Handel’s office said she is still considering options, including suing the Justice Department in federal court. In a post to her Twitter account Monday morning, Handel was direct: “If they think that we’re not going to fight for this, they’re wrong.”
The process of verifying voters’ identity and citizenship was criticized first last fall by then-Sen. Barack Obama’s presidential campaign. The campaign asked the Justice Department to decide whether the system needed to be pre-cleared under Section 5 of the Voting Rights Act, which requires Georgia and other states to have changes to voting laws approved. A federal lawsuit was filed and Justice agreed the rules should be reviewed. While the state was victorious in fending off an injunction for the system, the judge ruled that Justice should review the process.
Elise Shore, regional counsel for the Mexican-American Legal Defense and Educational Fund, one of the groups who sued over the system, said Justice’s objection was heartening.

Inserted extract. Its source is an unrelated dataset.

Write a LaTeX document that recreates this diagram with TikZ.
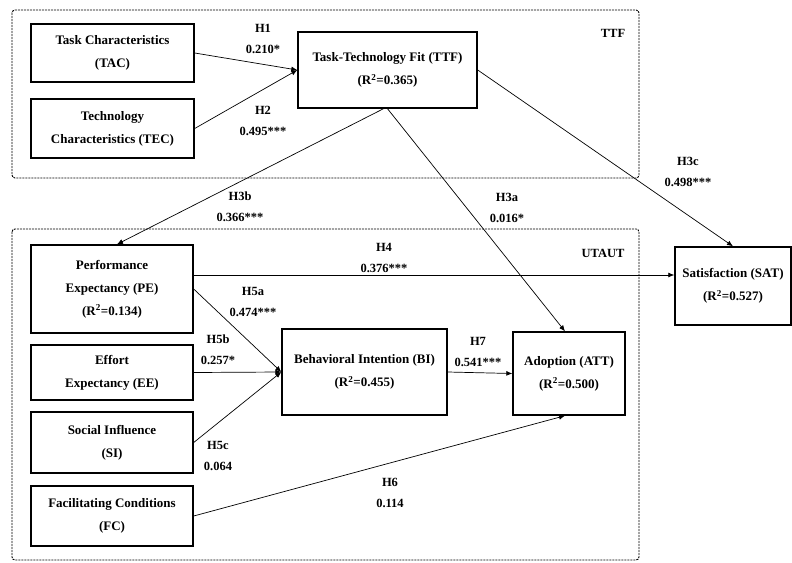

It “recognizes that the state of Georgia has attempted to disenfranchise not only Latino citizens, but Asian-American and African-American citizens as well,” Shore said.
Shore was busy Monday. She responded to Justice’s ruling as she stood on the state Capitol steps for a news conference announcing a national push for comprehensive immigration reform. The Georgia chapter of the national Reform Immigration for America campaign called on Washington to enact a “practical, workable solution” that’s based on “the rule of law” and “earned citizenship,” said Jerry Gonzalez, president of the Georgia Association of Latino Elected Officials.
Similar events were held in more than 30 cities Monday in advance of a three-day campaign summit beginning Wednesday in Washington.
But the call for reform from these groups is dubious, critics said. D.A. King, a Marietta-based illegal immigration opponent, watched the news conference and said it was “the same old mindless propaganda. The agenda is open borders,” he said.
King also was critical of the Justice Department ruling on Handel’s verification system.
“With the present administration, I am saddened, but not surprised,” King said.
But U.S. Rep. John Lewis (D-Ga.), a veteran of the Civil Rights Movement that spawned the Voting Rights Act, said the system of citizenship checks was “an attempt to take us back to another dark period in our history when people were denied access to the ballot box simply because of their race or nationality.”